The Ottoman Empire genocidal campaign from 1915 to 1923 killed 1.5 million Armenians, men and women and children, as well as Greeks, Assyrians, Chaldeans, and Syriacs throughout a series of executions and death marches.

Finally, today, we are entering into the United States Record the Armenian genocide and the historical fact.

Today, we end a century of international silence. There will not be another period of indifference or international ignorance to the lives lost to systematic murder.

Genocides, wherever and whenever they occur, cannot be ignored, whether they took place in the 20th century by the Ottoman Turks or mid-20th century by the Third Reich and in Darfur.

Genocide must be acknowledged for what it is: a scourge on the human race.

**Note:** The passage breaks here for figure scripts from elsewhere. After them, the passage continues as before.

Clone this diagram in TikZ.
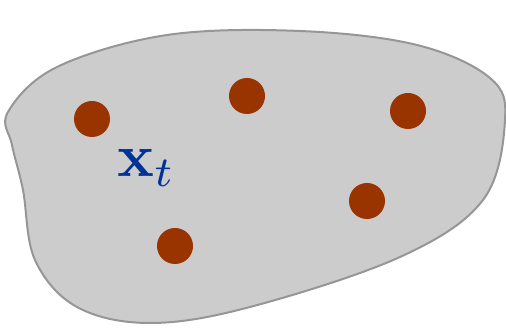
\documentclass[tikz,border=0pt]{standalone}
\begin{document}
\begin{tikzpicture}[x=1pt,y=-1pt,
  dot/.style={circle,fill=dotbrown,inner sep=0pt,minimum size=36pt},
  blob/.style={fill=blobgray,draw=blobedge,line width=2pt}]
\definecolor{dotbrown}{HTML}{993300}
\definecolor{blobgray}{HTML}{CCCCCC}
\definecolor{blobedge}{HTML}{969696}
\definecolor{labelblue}{HTML}{003399}
\useasboundingbox (0,0) rectangle (506,328);
\draw[blob] plot[smooth cycle,tension=0.6] coordinates {
  (8,112) (57,67) (167,35) (300,31) (417,45) (490,78) (505,120)
  (483,200) (400,257) (250,307) (150,323) (77,307) (35,260) (23,190) (12,145)};
\node[dot] (d1) at (92,119) {};
\node[dot] (d2) at (247,96) {};
\node[dot] (d3) at (408,111) {};
\node[dot] (d4) at (367,201) {};
\node[dot] (d5) at (175,246) {};
\node[text=labelblue,inner sep=0pt,anchor=base west,scale=6.1,transform shape=false] (lbl) at (116,177)
  {$\mathbf{x}_t$};
\end{tikzpicture}
\end{document}
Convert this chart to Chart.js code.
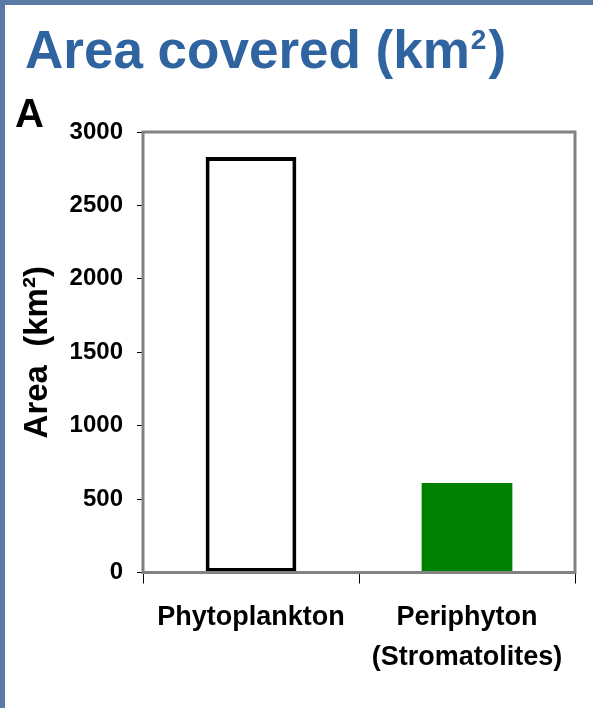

Genocide is genocide, Mr. Speaker, even if our so-called strategic allies perpetrated it.

President Ronald Reagan explicitly referred to the Ottoman Empire's actions as the genocide of the Armenians in a 1981 Holocaust Remembrance Day speech.

Over 30 nations have formally recognized the genocide, including France, Germany, and even Russia. Today, Mr. Speaker, the United States is going to acknowledge it as well.

I found Pope Francis' words and explicit use of the term ``genocide'' to be another wake-up call for the world. We must acknowledge the atrocities of the past so that we might, hopefully, prevent them in the future.

Our darkest moments as a human race have come during times when those who knew better stood silently, making excuses for passivity and allowing injustice and persecution to reign.

Turkey's current actions in northern Syria against our Kurdish allies is extremely concerning, and we cannot stand by and let egregious human rights violations happen. Turkey's offensive into Syria is unacceptable behavior from a U.S. ally and so- called secular democracy, as well as a NATO member. It is simply deplorable, Mr. Speaker.

We also need to make sure that other genocidal campaigns being waged in the Middle East are also properly recognized. ISIS is a perpetrator of genocide. Christians and other minorities are being killed solely because of their religion, and no modern society should sit silently in the face of such barbaric brutality.

Again, I am thankful that we are finally recognizing these atrocities and these acts against the Armenian people. Like the earliest Christians, the Armenians proved themselves not only survivors of persecution, but also masters of their destinies.

Mr. Speaker, I urge my colleagues to support this bill.